Awesome. Been a while since we did a grill night. going to be a beautiful evening with the cool weather


----------



## jjam (Dec 9, 2007)

Thawing out red fish on the half shell for grilling n chillin.

Jimmy


----------



## rocklobster (Oct 1, 2007)

Unfortunately, we can't play with you guys on Wednesdays as it is church night and we have mouths to feed. We've only been able to be there twice in all this time. It is a great time and you guys need to get out there and visit some! Even if you don't eat oysters! Love you guys!!


----------



## jjam (Dec 9, 2007)

For those that could not make it or just decided to be a couch potato, you missed out on an awesome night of great eats and great folks enjoying a beautiful night at Gilligan's gulf side behind the Hampton Inn.

Plenty of FREE OYSTERS by Gilligan's and big thanks to Logan our awesome ster' shucker kept them coming with out delay til gone (6 sacks to be exact) then, the grill got fired up provided by Leo & Stephanie w/ plenty of goodies provided by forum members such as fresh Aj, trigger, Lite Catch's spiced sausage, Fish N Lane's garden fresh peppers and beef ribs cooked med rare by April n Lane.....and lastly, redfish on da' half shell from my recent trip to La.....it was a good'un tonight, oh yea!!

Next Wed, FREE Oysters will be even better, Gilligan's gonna bump it up to 7 sacks, yes, 7 sacks (love ya Logan) keep a shuckin my brother!!! And Ken n Jen will provide the grill. Ken announced tonight he will be going away soon for a few years (job in New Orleans).

So, next Wed is gonna be another awesome get together to say goodbye to Ken (gonna miss ya brother) 

AND, AND, CK THIS OUT, we'll greet some special friends of Stephanie and Leo's here from NY to make them celebs...more on that later! 

All is invited so, get your priorities in line and come on out for another wed night awesome good time!








Jimmy


----------



## BananaTom (Feb 16, 2008)

There was an abundance of people there last night.

It was great to see so many.

Come on Wednesday Night!!!


----------



## BananaTom (Feb 16, 2008)

Happening 10/01/2014, bigger and better than last week.

End of Summer Blow Out


----------



## OP-FOR (Jan 23, 2010)

Gin, me and the grill. Heading that way Wednesday afternoon.







also bring a few things from the best stop. 

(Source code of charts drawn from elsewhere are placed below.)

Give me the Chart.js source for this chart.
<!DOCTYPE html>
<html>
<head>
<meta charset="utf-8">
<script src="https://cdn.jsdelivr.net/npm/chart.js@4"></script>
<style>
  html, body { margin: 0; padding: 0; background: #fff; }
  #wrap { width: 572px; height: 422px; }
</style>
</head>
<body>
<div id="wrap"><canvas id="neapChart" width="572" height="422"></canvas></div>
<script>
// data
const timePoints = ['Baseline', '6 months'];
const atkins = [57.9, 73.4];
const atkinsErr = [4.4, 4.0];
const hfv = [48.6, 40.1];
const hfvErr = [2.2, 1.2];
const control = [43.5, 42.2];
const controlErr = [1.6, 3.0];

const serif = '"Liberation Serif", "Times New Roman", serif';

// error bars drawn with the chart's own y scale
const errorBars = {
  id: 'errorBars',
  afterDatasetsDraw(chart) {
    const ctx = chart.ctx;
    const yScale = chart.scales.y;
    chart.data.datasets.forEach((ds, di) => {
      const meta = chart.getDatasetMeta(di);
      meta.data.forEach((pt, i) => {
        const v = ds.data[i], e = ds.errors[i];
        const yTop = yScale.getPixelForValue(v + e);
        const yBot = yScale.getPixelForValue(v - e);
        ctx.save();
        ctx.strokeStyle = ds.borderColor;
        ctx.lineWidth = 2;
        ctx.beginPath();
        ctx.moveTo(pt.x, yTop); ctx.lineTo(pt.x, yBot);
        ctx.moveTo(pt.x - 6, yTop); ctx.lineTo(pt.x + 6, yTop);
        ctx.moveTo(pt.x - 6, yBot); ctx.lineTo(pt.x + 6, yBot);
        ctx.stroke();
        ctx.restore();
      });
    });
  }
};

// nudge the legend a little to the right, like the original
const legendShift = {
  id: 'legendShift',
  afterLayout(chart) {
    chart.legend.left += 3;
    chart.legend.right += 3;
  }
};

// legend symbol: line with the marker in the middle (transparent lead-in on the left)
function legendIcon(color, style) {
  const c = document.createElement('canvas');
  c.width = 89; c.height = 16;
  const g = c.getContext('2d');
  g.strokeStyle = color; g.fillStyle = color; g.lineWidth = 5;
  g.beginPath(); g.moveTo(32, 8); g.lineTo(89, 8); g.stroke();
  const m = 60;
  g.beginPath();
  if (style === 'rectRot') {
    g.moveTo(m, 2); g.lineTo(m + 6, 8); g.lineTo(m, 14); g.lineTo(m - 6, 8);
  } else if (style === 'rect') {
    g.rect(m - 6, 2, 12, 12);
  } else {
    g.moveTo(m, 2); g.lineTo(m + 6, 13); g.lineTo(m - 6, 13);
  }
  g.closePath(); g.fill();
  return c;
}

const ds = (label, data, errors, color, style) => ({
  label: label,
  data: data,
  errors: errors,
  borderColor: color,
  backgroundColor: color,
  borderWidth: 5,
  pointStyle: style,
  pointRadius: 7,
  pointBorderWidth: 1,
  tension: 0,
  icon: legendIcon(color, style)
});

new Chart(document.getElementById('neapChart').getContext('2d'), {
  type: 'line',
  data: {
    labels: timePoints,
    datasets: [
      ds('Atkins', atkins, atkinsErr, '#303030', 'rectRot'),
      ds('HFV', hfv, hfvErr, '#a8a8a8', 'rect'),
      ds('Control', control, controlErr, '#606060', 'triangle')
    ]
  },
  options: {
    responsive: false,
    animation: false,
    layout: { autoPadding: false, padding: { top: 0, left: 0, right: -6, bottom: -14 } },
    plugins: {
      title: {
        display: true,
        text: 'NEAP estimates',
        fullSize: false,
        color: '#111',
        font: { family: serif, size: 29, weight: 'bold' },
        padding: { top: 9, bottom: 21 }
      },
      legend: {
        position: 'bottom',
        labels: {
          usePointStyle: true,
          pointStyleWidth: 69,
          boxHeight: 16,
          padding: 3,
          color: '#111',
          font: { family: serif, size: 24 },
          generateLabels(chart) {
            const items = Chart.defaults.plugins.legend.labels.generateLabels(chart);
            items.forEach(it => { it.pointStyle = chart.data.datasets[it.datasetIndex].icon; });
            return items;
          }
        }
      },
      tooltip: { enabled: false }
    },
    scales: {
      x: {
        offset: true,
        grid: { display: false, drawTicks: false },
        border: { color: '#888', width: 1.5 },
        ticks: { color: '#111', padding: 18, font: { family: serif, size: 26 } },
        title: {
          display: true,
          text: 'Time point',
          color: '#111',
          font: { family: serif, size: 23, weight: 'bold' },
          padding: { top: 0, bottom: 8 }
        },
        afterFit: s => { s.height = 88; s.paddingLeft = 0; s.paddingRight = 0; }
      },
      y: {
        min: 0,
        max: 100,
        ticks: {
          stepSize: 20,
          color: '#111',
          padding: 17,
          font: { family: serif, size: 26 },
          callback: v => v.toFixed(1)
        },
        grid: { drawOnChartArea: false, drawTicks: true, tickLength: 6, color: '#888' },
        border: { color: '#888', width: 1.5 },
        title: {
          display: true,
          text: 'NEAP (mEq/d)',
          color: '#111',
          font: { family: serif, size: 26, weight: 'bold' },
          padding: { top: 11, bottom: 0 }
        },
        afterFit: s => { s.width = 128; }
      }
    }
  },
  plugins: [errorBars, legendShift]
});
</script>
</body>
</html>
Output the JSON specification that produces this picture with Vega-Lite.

I should be fishing instead of reading tapatalk.


----------



## BananaTom (Feb 16, 2008)

Got the makings for Oyster Bubba Fella


----------



## prodigal son (Oct 4, 2014)

jjam said:


> For those that could not make it or just decided to be a couch potato, you missed out on an awesome night of great eats and great folks enjoying a beautiful night at Gilligan's gulf side behind the Hampton Inn.
> 
> Plenty of FREE OYSTERS by Gilligan's and big thanks to Logan our awesome ster' shucker kept them coming with out delay til gone (6 sacks to be exact) then, the grill got fired up provided by Leo & Stephanie w/ plenty of goodies provided by forum members such as fresh Aj, trigger, Lite Catch's spiced sausage, Fish N Lane's garden fresh peppers and beef ribs cooked med rare by April n Lane.....and lastly, redfish on da' half shell from my recent trip to La.....it was a good'un tonight, oh yea!!
> 
> ...



THAT LOOKS SO GOOD ID CHEW ON THE FOIL HA! MY FAMILY AND I WILL BE ARRIVING ON THE 10TH (OCTOBER) I Am just stoked at all the (pot lucks) as we call em back home, and get to know people and get involved with some of the great things , ive been reading on here! im partially disabled so I have a lot of free time to "give back" and volunteer etc etc, so hey ill be keeping up on stuff on here as much as possible. were arriving on the 10th, I already have 90% of my diving equipment . but also a boat load of questions and obviously ill be looking for some dive buddies and fishing buddies. and I also ride (Harleys) so please if someone reads this and doesn't mind a tattood west coast laid back attitude individual, shoot me a private message and let me in onsome of this fun!!!! and if I hi jacked your thread my apologies. and yes I probably have a funny accent hahaha. :thumbup:


----------



## BananaTom (Feb 16, 2008)

prodigal son said:


> THAT LOOKS SO GOOD ID CHEW ON THE FOIL HA! MY FAMILY AND I WILL BE ARRIVING ON THE 10TH (OCTOBER) I Am just stoked at all the (pot lucks) as we call em back home, and get to know people and get involved with some of the great things , ive been reading on here! im partially disabled so I have a lot of free time to "give back" and volunteer etc etc, so hey ill be keeping up on stuff on here as much as possible. were arriving on the 10th, I already have 90% of my diving equipment . but also a boat load of questions and obviously ill be looking for some dive buddies and fishing buddies. and I also ride (Harleys) so please if someone reads this and doesn't mind a tattood west coast laid back attitude individual, shoot me a private message and let me in onsome of this fun!!!! and if I hi jacked your thread my apologies. and yes I probably have a funny accent hahaha. :thumbup:


Ease on out any Wednesday to Pensacola Beach and come join us


----------



## BananaTom (Feb 16, 2008)

It is spring time again, 2015, and Gilligan's Tiki Hut Opens 03/18/15


----------